▸ Given data:

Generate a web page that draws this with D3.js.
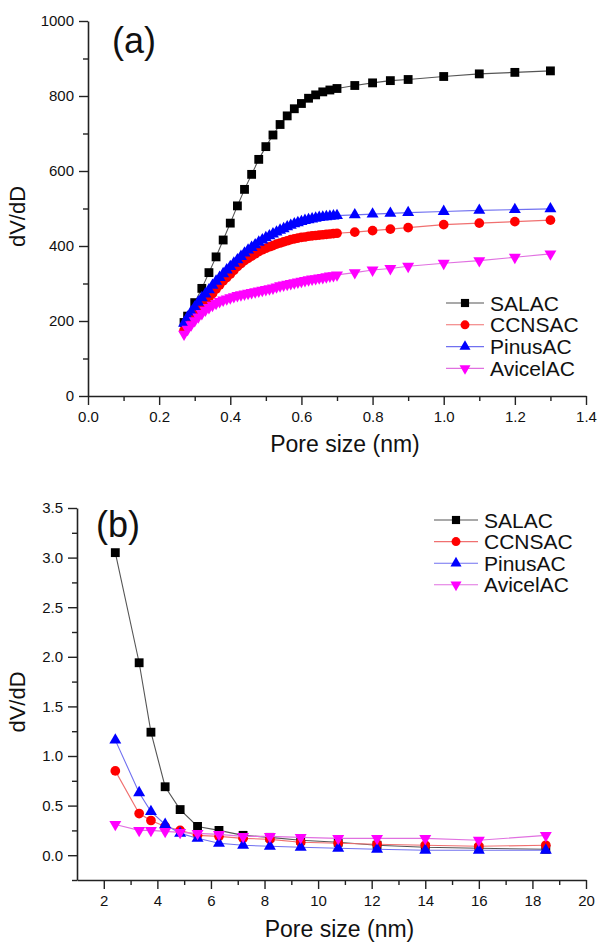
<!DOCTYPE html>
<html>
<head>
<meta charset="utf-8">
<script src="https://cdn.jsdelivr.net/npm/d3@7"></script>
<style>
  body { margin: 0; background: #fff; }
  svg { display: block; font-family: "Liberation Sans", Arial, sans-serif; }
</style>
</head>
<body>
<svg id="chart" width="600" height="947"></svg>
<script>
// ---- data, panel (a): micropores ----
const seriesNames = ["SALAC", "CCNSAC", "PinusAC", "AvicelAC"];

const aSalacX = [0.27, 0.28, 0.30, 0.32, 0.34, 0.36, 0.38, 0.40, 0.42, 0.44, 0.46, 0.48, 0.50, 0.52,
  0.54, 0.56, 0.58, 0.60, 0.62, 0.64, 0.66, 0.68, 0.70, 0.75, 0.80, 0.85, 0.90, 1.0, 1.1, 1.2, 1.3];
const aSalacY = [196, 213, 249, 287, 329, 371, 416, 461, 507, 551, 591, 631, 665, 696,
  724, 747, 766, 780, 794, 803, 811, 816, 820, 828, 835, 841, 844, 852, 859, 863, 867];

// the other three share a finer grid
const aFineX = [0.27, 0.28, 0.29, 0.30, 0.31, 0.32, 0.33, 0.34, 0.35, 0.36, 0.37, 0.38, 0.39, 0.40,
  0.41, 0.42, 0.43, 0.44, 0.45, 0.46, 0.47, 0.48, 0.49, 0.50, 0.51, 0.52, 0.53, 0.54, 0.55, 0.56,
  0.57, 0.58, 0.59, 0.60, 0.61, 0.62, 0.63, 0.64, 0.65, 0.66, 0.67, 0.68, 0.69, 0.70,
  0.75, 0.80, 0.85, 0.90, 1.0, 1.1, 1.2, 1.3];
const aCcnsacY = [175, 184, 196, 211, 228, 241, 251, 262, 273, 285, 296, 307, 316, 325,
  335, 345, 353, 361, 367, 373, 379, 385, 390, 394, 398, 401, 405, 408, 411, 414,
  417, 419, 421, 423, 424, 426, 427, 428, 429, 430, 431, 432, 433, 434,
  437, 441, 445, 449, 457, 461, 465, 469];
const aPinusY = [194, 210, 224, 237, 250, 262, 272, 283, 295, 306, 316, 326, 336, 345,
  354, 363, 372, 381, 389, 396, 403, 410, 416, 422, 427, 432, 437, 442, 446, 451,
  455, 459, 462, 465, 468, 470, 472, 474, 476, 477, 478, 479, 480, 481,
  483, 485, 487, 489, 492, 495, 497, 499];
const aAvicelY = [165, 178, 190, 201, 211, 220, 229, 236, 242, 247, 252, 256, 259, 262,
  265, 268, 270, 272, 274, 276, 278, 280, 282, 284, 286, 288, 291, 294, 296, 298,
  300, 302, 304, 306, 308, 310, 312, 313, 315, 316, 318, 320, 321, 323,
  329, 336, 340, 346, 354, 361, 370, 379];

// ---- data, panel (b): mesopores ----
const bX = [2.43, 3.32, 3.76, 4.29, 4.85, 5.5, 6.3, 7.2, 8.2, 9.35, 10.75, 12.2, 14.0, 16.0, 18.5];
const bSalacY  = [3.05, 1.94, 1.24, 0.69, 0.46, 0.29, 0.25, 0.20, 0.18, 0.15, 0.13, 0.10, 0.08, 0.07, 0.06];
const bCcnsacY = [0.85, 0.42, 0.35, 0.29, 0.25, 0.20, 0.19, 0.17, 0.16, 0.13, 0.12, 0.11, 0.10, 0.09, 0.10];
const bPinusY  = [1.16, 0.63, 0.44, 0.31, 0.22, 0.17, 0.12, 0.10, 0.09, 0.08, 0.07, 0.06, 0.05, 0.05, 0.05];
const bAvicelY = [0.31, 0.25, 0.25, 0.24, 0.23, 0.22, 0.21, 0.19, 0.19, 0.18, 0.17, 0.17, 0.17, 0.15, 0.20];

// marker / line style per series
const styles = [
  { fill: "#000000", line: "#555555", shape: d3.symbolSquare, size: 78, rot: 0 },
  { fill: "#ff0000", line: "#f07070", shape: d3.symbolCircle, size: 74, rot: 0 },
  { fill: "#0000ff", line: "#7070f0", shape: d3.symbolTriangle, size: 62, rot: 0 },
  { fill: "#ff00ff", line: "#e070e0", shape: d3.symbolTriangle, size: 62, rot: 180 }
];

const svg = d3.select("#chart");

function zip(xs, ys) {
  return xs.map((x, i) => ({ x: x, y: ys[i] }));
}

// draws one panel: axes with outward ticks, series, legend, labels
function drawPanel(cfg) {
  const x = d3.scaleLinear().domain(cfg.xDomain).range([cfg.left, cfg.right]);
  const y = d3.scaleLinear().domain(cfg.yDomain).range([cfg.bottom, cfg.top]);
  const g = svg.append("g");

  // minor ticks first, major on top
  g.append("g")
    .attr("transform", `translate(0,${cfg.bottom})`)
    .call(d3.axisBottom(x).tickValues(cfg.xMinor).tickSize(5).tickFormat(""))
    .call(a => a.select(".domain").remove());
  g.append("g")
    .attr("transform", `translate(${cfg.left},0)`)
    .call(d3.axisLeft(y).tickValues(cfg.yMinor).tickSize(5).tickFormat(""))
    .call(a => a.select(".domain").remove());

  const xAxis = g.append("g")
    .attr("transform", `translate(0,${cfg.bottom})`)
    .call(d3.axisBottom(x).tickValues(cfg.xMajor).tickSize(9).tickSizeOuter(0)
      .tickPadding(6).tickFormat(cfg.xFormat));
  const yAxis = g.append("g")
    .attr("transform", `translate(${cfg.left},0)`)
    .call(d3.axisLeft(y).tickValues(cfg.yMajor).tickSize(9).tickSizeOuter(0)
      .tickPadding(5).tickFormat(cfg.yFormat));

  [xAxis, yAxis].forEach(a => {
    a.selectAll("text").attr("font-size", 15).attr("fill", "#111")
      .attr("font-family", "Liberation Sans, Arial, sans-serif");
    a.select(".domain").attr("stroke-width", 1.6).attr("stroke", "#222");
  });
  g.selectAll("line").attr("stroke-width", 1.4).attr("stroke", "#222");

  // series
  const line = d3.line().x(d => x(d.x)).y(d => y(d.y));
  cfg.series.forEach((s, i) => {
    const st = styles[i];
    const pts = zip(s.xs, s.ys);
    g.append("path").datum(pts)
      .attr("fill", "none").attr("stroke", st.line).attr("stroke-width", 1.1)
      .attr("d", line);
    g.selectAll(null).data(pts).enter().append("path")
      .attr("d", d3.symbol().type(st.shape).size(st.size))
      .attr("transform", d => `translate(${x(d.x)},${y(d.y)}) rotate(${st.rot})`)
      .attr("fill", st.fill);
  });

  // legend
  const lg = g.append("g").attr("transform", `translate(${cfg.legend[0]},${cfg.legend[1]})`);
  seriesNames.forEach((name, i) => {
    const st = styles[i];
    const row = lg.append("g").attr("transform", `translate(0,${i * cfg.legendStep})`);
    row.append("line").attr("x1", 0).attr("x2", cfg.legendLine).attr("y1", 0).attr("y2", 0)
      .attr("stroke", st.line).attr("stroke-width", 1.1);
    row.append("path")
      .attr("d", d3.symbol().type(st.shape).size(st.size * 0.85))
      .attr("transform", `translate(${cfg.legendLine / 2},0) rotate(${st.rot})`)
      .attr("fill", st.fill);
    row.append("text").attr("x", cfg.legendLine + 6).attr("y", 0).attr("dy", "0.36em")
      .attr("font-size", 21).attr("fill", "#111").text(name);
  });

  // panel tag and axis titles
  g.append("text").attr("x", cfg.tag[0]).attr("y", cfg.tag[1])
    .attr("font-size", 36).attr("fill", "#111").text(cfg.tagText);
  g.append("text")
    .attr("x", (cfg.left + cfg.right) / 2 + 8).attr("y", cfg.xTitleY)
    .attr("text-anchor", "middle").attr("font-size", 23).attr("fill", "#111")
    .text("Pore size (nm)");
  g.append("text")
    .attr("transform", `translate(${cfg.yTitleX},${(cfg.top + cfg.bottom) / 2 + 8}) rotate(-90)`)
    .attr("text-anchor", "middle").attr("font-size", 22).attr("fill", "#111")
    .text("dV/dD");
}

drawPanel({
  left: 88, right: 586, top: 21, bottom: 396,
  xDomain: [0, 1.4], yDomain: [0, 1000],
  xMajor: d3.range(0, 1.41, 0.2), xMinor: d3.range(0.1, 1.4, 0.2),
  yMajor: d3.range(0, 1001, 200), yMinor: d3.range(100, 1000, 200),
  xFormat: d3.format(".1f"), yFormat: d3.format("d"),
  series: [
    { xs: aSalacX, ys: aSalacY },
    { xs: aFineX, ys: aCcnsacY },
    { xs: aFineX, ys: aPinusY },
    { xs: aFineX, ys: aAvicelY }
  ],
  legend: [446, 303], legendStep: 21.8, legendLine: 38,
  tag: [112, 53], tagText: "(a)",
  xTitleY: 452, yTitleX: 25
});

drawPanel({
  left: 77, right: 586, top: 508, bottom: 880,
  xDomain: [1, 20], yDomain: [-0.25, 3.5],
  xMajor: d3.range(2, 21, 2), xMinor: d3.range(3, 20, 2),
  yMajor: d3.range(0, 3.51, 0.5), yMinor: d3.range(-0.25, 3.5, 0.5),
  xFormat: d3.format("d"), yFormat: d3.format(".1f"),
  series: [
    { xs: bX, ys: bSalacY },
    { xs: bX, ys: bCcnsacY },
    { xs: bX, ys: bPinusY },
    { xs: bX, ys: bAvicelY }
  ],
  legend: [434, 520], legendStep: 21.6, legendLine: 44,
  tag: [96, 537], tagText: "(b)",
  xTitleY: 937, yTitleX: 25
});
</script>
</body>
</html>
--
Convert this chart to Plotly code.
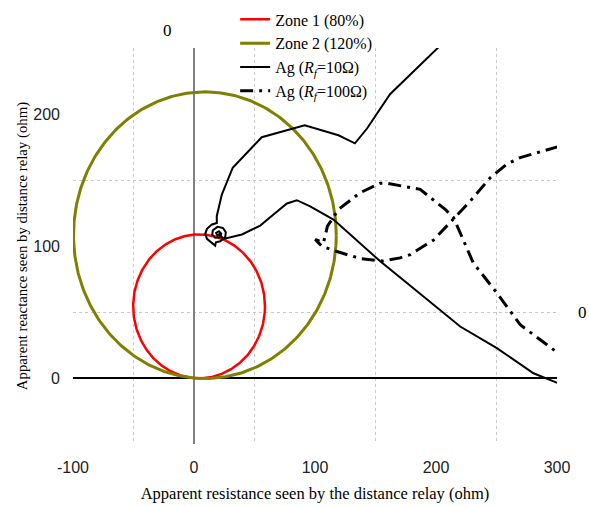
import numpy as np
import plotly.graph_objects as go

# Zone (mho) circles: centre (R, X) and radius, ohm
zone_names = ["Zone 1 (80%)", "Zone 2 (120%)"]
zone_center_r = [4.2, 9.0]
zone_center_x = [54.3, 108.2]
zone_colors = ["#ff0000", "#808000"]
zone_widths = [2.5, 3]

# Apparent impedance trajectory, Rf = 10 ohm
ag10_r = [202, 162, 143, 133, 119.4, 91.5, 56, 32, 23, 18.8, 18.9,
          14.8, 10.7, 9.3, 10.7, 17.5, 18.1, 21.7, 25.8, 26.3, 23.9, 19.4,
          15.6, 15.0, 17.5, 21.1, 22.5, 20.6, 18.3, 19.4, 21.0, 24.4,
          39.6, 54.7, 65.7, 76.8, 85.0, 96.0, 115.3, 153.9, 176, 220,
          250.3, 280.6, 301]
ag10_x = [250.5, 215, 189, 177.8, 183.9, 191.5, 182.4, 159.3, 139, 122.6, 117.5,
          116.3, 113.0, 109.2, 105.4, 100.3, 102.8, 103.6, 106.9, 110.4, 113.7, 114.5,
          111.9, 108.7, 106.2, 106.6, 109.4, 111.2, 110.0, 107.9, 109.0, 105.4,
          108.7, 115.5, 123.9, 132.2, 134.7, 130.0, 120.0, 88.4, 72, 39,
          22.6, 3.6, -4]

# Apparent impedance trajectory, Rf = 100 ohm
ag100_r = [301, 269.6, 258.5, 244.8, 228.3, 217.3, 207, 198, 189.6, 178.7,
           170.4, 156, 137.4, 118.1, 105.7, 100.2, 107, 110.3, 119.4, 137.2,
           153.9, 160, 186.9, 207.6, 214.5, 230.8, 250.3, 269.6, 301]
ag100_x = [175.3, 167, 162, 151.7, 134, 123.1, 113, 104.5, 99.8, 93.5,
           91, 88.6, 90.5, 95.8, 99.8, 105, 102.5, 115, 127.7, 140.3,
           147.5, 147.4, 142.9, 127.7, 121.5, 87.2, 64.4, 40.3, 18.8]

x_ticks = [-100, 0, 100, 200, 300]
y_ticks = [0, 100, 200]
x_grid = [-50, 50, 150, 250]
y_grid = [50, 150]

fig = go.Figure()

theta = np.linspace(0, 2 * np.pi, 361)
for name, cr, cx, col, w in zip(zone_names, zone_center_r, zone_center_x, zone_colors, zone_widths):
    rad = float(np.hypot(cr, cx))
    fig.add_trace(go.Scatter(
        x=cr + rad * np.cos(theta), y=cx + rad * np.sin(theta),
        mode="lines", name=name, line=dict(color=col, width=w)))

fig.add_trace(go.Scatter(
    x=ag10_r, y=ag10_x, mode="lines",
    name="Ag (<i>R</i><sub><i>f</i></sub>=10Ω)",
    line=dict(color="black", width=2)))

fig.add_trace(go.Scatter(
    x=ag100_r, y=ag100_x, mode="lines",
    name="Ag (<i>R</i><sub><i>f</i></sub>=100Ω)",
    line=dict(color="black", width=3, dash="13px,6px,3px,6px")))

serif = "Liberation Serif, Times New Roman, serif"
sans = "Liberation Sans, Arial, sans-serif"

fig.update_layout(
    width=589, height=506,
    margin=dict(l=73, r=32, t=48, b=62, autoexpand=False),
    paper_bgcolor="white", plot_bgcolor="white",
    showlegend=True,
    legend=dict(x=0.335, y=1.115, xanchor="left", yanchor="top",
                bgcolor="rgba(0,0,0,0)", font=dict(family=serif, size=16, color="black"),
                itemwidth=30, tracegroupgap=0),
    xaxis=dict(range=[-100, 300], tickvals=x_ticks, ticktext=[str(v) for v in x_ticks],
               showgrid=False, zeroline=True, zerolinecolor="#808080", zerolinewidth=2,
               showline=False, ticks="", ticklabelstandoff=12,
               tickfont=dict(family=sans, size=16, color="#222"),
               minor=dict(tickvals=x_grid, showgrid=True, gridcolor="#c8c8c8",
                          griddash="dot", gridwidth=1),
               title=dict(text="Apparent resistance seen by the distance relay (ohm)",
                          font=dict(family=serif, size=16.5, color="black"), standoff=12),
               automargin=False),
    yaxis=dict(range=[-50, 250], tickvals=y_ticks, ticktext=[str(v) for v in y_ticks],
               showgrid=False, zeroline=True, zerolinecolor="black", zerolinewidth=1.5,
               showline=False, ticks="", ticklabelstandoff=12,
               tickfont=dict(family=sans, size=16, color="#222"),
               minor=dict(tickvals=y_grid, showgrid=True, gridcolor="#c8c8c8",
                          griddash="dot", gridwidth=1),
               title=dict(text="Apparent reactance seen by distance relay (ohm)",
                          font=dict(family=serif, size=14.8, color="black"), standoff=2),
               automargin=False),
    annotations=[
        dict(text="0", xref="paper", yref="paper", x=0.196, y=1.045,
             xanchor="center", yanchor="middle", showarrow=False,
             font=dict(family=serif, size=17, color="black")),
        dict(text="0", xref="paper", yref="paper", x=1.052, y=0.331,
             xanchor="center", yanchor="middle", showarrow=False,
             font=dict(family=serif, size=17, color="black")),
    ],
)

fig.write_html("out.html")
==
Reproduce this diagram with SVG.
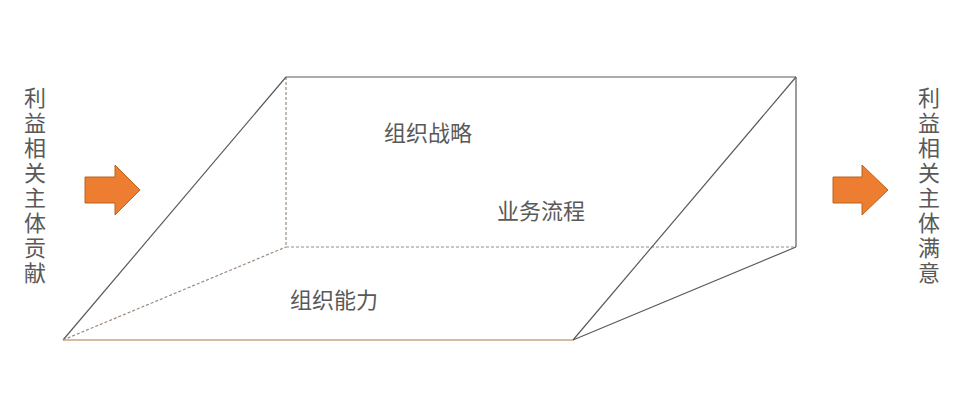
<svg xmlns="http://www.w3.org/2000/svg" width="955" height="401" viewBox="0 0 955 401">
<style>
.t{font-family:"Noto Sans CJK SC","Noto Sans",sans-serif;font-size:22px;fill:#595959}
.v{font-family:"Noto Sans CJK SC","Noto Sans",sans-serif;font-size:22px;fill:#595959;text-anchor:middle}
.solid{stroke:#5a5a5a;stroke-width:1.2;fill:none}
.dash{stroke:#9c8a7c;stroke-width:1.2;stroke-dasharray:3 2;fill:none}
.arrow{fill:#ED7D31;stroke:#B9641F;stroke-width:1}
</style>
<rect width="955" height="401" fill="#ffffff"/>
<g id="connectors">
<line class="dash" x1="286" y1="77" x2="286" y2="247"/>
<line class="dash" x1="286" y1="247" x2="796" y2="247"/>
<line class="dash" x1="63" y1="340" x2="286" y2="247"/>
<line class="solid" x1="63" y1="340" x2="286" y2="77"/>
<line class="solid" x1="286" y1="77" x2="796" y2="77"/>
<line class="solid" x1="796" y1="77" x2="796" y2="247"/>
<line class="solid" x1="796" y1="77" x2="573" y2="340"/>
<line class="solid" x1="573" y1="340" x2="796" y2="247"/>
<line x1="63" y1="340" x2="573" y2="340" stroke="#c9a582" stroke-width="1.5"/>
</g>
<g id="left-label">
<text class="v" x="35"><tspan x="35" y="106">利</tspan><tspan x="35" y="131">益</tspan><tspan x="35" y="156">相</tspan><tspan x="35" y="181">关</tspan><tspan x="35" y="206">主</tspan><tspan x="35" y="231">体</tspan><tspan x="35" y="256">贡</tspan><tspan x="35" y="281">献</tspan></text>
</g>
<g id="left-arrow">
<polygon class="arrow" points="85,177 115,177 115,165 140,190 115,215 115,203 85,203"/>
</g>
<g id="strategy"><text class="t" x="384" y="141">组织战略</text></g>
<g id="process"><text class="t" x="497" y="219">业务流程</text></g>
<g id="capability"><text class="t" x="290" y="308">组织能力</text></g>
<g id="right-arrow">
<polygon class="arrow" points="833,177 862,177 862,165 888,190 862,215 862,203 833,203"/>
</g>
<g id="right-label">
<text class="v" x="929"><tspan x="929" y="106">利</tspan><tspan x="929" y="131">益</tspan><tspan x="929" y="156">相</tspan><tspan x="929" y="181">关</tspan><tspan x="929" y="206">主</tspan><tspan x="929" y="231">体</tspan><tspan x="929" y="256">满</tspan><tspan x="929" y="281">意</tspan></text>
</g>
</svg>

▸ Instruction: Say how many lines have the string "with" in them, offering no words beyond the number.

▸ Complete answer: 3